Another Republican, Rep. Thomas Massie, of Kentucky, said ahead of the vote that his decision to vote for the resolution wasn’t “about supporting or opposing President Trump.” 

Massie voted for Trump in 2016 and he plans to vote for him again, he said. “This vote is about exercising our constitutional authority, but more importantly, our moral obligation to decide when and where are troops are going to be asked to give their lives.” 

‘Constitutional responsibility’ 

Slotkin, a freshman Democrat and a former CIA analyst, said the resolution was more than a theoretical exercise for her. Slotkin’s husband is a U.S. Army veteran, her step-daughter is an Army officer and her son-in-law’s unit is stationed at Ain al-Assad air base in Iraq, which was targeted by Iranian missiles this week, she said. 

“If our loved ones are going to be sent to fight in any protracted war, the president owes the American public a conversation,” Slotkin said. She stressed that her resolution doesn’t tie the president’s hands when it comes to defending the United States. But when it comes to longer-term war, “We have a constitutional responsibility to authorize the use of military force.”

In a statement, U.S. Rep. Madeleine Dean, D-4th District, said Trump’s escalation with Iran “makes us less safe.”

“During this increasingly perilous time escalation makes us less safe. Congress must remind the president that as the Constitution mandates – Congress must authorize acts of war,” she said. “We must always defend America’s security, but we should never create needless provocation and I encourage the administration to continue to de-escalate – and I pray that he pursues a path to peace.”

In a statment, Evans called Trump’s approach to foreign policy “erratic,” and unsuccessful, and argued that it was up to Congress to check his war-making power.

“When the founders wrote our Constitution in Philadelphia, they spelled this out very clearly: ‘The Congress shall have Power To … declare War.’ It’s right there in Article I, Section 8,” Evans said. “The founders gave the war power to the branch of government that is most accountable to the people.

Many House Republicans lined up to defend the president ahead of the vote, as some accused Democrats of putting politics ahead of national security. 

Freshman U.S. Rep.

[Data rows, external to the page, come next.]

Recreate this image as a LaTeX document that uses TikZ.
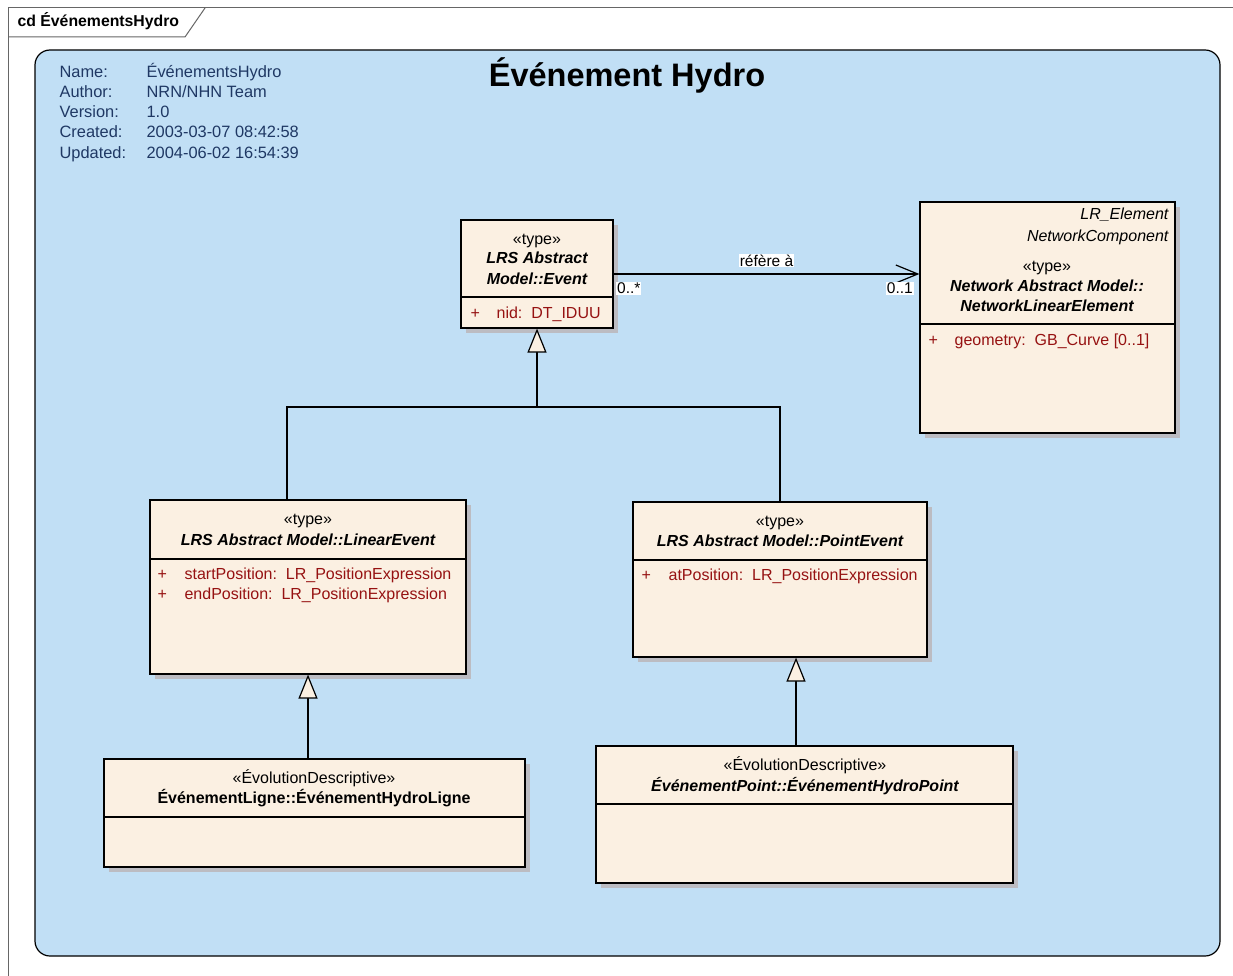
\documentclass[tikz,border=0pt]{standalone}
\usepackage{fontspec}
\setmainfont{Liberation Sans}
\usetikzlibrary{positioning,arrows.meta,shadows}

\definecolor{pkgblue}{RGB}{193,223,245}
\definecolor{classfill}{RGB}{251,240,226}
\definecolor{shadowgray}{RGB}{188,188,194}
\definecolor{attrred}{RGB}{150,18,18}
\definecolor{noteblue}{RGB}{31,56,100}

\begin{document}
\begin{tikzpicture}[x=1pt, y=-1pt, line width=1.2pt,
    cls/.style = {draw, fill=classfill, rectangle, inner sep=0pt,
      drop shadow={shadow xshift=5pt, shadow yshift=-5pt, fill=shadowgray, opacity=1}},
    txt/.style = {inner sep=0pt, anchor=base, font=\fontsize{16}{18}\selectfont},
    cname/.style = {txt, font=\fontsize{16}{18}\selectfont\bfseries\itshape},
    attr/.style = {txt, anchor=base west, text=attrred},
    meta/.style = {inner sep=0pt, anchor=base west, text=noteblue, font=\fontsize{16.4}{18}\selectfont},
    mult/.style = {fill=white, inner sep=1pt, font=\fontsize{15.5}{18}\selectfont},
    gen/.style = {-{Triangle[length=24pt, width=19pt, fill=classfill]}},
    assoc/.style = {-{Straight Barb[length=22pt, width=18pt]}}]
  \useasboundingbox (0,0) rectangle (1233,976);
  \fill[white] (0,0) rectangle (1233,976);
  % frame
  \draw[black!60, line width=1pt] (8,990) -- (8,8) -- (1250,8);
  \draw[black!60, line width=1pt] (8,37) -- (185,37) -- (205,8);
  \node[inner sep=0pt, anchor=base west, font=\fontsize{15.8}{18}\selectfont\bfseries] (tab) at (17,27) {cd ÉvénementsHydro};
  % package
  \draw[fill=pkgblue, rounded corners=15pt] (35,50) rectangle (1220,956);
  \node[inner sep=0pt, anchor=base, font=\fontsize{32.5}{36}\selectfont\bfseries] (title) at (627,87) {Événement Hydro};
  \node[meta] (m1) at (59,78) {Name:};
  \node[meta] (m2) at (59,98) {Author:};
  \node[meta] (m3) at (59,118) {Version:};
  \node[meta] (m4) at (59,138) {Created:};
  \node[meta] (m5) at (59,159) {Updated:};
  \node[meta] (v1) at (146,78) {ÉvénementsHydro};
  \node[meta] (v2) at (146,98) {NRN/NHN Team};
  \node[meta] (v3) at (146,118) {1.0};
  \node[meta] (v4) at (146,138) {2003-03-07 08:42:58};
  \node[meta] (v5) at (146,159) {2004-06-02 16:54:39};

  % classes
  \node[cls, minimum width=152pt, minimum height=108pt] (ev) at (537,274) {};
  \node[cls, minimum width=255pt, minimum height=231pt] (nle) at (1047.5,317.5) {};
  \node[cls, minimum width=316pt, minimum height=174pt] (lin) at (308,587) {};
  \node[cls, minimum width=294pt, minimum height=155pt] (pnt) at (780,579.5) {};
  \node[cls, minimum width=421pt, minimum height=108pt] (hlig) at (314.5,813) {};
  \node[cls, minimum width=417pt, minimum height=137pt] (hpnt) at (804.5,814.5) {};
  \draw (ev.west |- 0,297) -- (ev.east |- 0,297);
  \draw (nle.west |- 0,324) -- (nle.east |- 0,324);
  \draw (lin.west |- 0,559) -- (lin.east |- 0,559);
  \draw (pnt.west |- 0,560) -- (pnt.east |- 0,560);
  \draw (hlig.west |- 0,817) -- (hlig.east |- 0,817);
  \draw (hpnt.west |- 0,804) -- (hpnt.east |- 0,804);

  \node[txt] (ev1) at (537,244) {«type»};
  \node[cname] (ev2) at (537,263) {LRS Abstract};
  \node[cname] (ev3) at (537,284) {Model::Event};
  \node[attr] (ev4) at (470,318) {+};
  \node[attr] (ev5) at (496,318) {nid:\ \ DT\_IDUU};

  \node[txt, anchor=base east, font=\fontsize{16}{18}\selectfont\itshape] (nle1) at (1169,220) {LR\_Element};
  \node[txt, anchor=base east, font=\fontsize{16}{18}\selectfont\itshape] (nle2) at (1169,241) {NetworkComponent};
  \node[txt] (nle3) at (1047,271) {«type»};
  \node[cname] (nle4) at (1047,291) {Network Abstract Model::};
  \node[cname] (nle5) at (1047,311) {NetworkLinearElement};
  \node[attr] (nle6) at (928,345) {+};
  \node[attr] (nle7) at (954,345) {geometry:\ \ GB\_Curve [0..1]};

  \node[txt] (lin1) at (308,524) {«type»};
  \node[cname] (lin2) at (308,545) {LRS Abstract Model::LinearEvent};
  \node[attr] (lin3) at (157,579) {+};
  \node[attr] (lin4) at (184,579) {startPosition:\ \ LR\_PositionExpression};
  \node[attr] (lin5) at (157,599) {+};
  \node[attr] (lin6) at (184,599) {endPosition:\ \ LR\_PositionExpression};

  \node[txt] (pnt1) at (780,526) {«type»};
  \node[cname] (pnt2) at (780,546) {LRS Abstract Model::PointEvent};
  \node[attr] (pnt3) at (641,580) {+};
  \node[attr] (pnt4) at (668,580) {atPosition:\ \ LR\_PositionExpression};

  \node[txt] (hlig1) at (314,783) {«ÉvolutionDescriptive»};
  \node[txt, font=\fontsize{16}{18}\selectfont\bfseries] (hlig2) at (314,803) {ÉvénementLigne::ÉvénementHydroLigne};
  \node[txt] (hpnt1) at (805,770) {«ÉvolutionDescriptive»};
  \node[cname] (hpnt2) at (805,791) {ÉvénementPoint::ÉvénementHydroPoint};

  % connectors
  \coordinate (j) at (537,407);
  \coordinate (jl) at (287,407);
  \coordinate (jr) at (780,407);
  \draw[gen] (j) -- (ev.south);
  \draw (jl |- lin.north) -- (jl) -- (jr) -- (pnt.north);
  \draw[gen] (hlig.north -| lin.south) -- (lin.south);
  \draw[gen] ([xshift=16pt]pnt.south |- hpnt.north) -- ([xshift=16pt]pnt.south);
  \draw[assoc] (ev.east) -- (ev.east -| nle.west)
    node[pos=0.5, above=6pt, fill=white, inner sep=1pt, font=\fontsize{15.5}{18}\selectfont] (lbl) {réfère à};
  \node[mult, anchor=north west] (m0s) at ([xshift=2pt, yshift=-7pt]ev.east) {0..*};
  \node[mult, anchor=north east] (m01) at ([xshift=-5pt, yshift=-7pt]ev.east -| nle.west) {0..1};
\end{tikzpicture}
\end{document}
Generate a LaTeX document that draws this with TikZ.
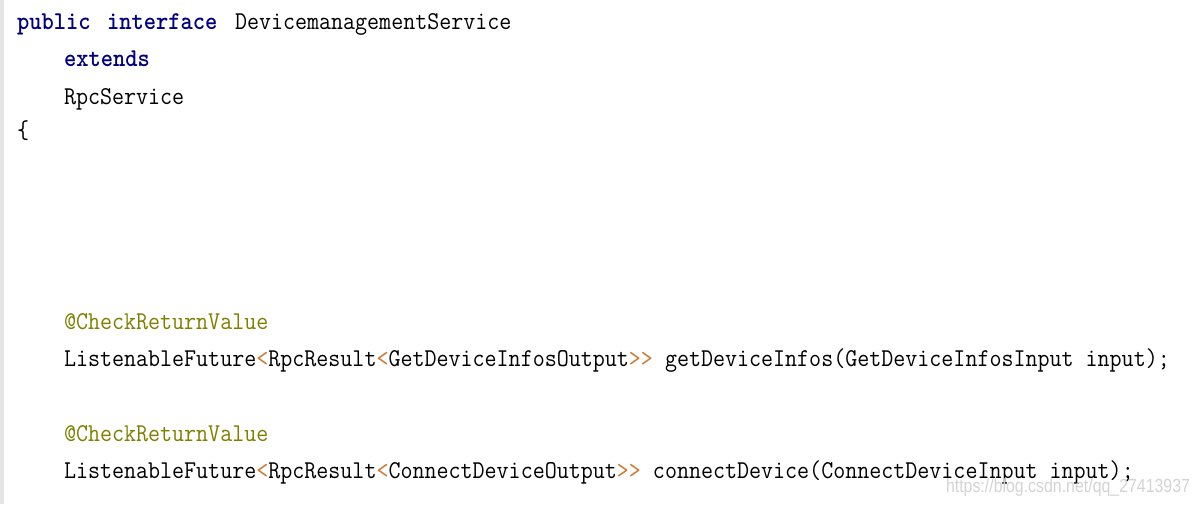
\documentclass[tikz,border=0pt]{standalone}
\usepackage{fontspec}
\newfontfamily\wmfont{Liberation Sans}
\definecolor{kw}{RGB}{0,0,128}
\definecolor{ann}{RGB}{128,128,0}
\definecolor{brk}{RGB}{204,120,50}
\definecolor{wm}{RGB}{212,212,212}
\definecolor{gutter}{RGB}{228,228,228}
\newcommand\codefont{\fontsize{23.34}{23.34}\selectfont\ttfamily}
\newcommand\tx[1]{\scalebox{1}[1.1]{#1}}
\newcommand\cLT{\textcolor{brk}{<}}
\newcommand\cGT{\textcolor{brk}{>}}
\tikzset{
  code/.style={anchor=base west, inner sep=0pt, outer sep=0pt, font=\codefont, text=black},
  kwd/.style={code, text=kw, font=\codefont\bfseries},
  annot/.style={code, text=ann},
  wmark/.style={anchor=base west, inner sep=0pt, outer sep=0pt, text=wm, font=\wmfont\fontsize{19}{19}\selectfont}
}
\begin{document}
\begin{tikzpicture}[x=1pt,y=-1pt]
\fill[white] (0,0) rectangle (1200,504);
\useasboundingbox (0,0) rectangle (1200,504);
\fill[gutter] (0,0) rectangle (3.5,504);
% header
\node[kwd] (pub) at (17,29) {\tx{public}};
\node[kwd] (intf) at (107,29) {\tx{interface}};
\node[code] (name) at (235,29) {\tx{DevicemanagementService}};
\node[kwd] (ext) at (64,66.5) {\tx{extends}};
\node[code] (rpc) at (64,104) {\tx{RpcService}};
\node[code] (brace) at (17,138) {\tx{\{}};
% method 1
\node[annot] (ann1) at (64,329) {\tx{@CheckReturnValue}};
\node[code] (m1) at (64,366) {\tx{ListenableFuture\cLT RpcResult\cLT GetDeviceInfosOutput\cGT\cGT{} getDeviceInfos(GetDeviceInfosInput input);}};
% method 2
\node[annot] (ann2) at (64,441) {\tx{@CheckReturnValue}};
\node[code] (m2) at (64,478) {\tx{ListenableFuture\cLT RpcResult\cLT ConnectDeviceOutput\cGT\cGT{} connectDevice(ConnectDeviceInput input);}};
% watermark
\node[wmark] (wmk) at (946,492) {\scalebox{0.837}[1]{https://blog.csdn.net/qq\_27413937}};
\end{tikzpicture}
\end{document}
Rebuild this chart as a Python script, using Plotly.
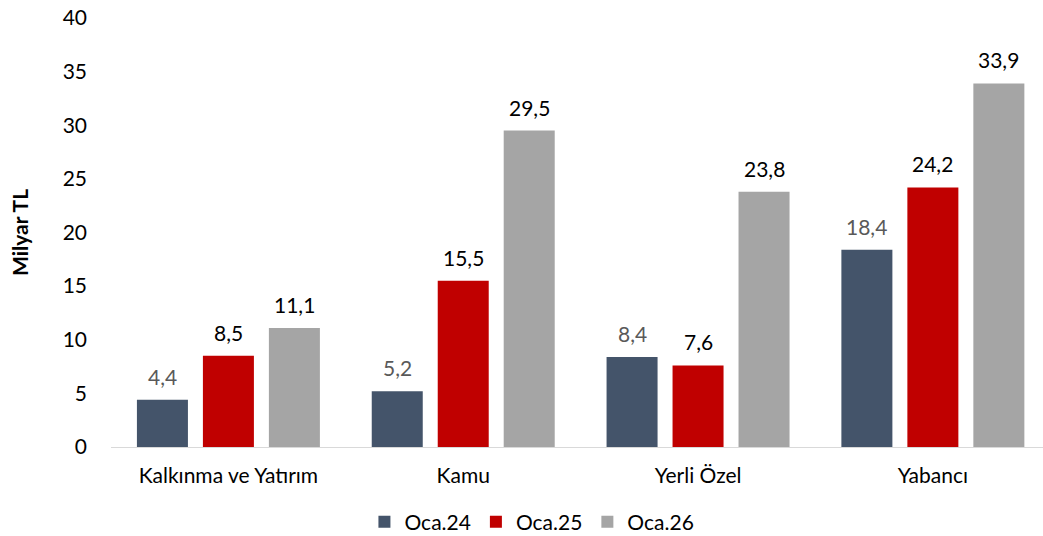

John Joyce, R-13th District, a staunch Trump ally said the Democrats’ attempt to “to strip our Commander-in-Chief of the ability to protect American lives – during the week of an attack on our troops – is the wrong move. Congress should be standing together against Iranian threats and provocations.”

Writing on Twitter, U.S. Rep. Lloyd Smucker, R-11th District, said the Democrats’ action “weaken[ed] America.”

“On the heels of the Democrats’ partisan impeachment failure, they are once again working to weaken America and ignore the Constitution simply because they disagree with the President,” Smucker wrote.

In floor remarks, U.S. Rep. Scott Perry, R-10th District, called the Democratic resolution “insincere and unserious.”

The Senate could vote as early as next week on a similar resolution from Virginia Democratic Sen. Tim Kaine. 

Kaine has been courting Republicans on his effort, which would direct Trump to remove U.S. forces from hostilities against Iran within 30 days unless authorized by a declaration of war or a specific authorization for the use of military force. 

Two Senate Republicans — Sens. Mike Lee, of Utah, and Rand Paul, of Kentucky,  — have said they will support the measure, The Hill reported.  Pennsylvania’s two senators, Democrat Bob Casey and Republican Pat Toomey, diverged sharply on the bill

With Democrats (including two independents who caucus with the party) holding 47 seats in the chamber and interest among Republicans, there’s a chance Kaine’s resolution will get the 51 votes needed to clear the GOP-controlled Senate. 

Kaine told reporters earlier this week, “We should jealously guard the power to initiate war, not let a president take that step on his own.” Regardless of the resolution’s passage, the Virginia Democrat said he wanted to use the opportunity to get senators on the record. 

“It’s ultimately calling on Congress to not be chicken,” he said.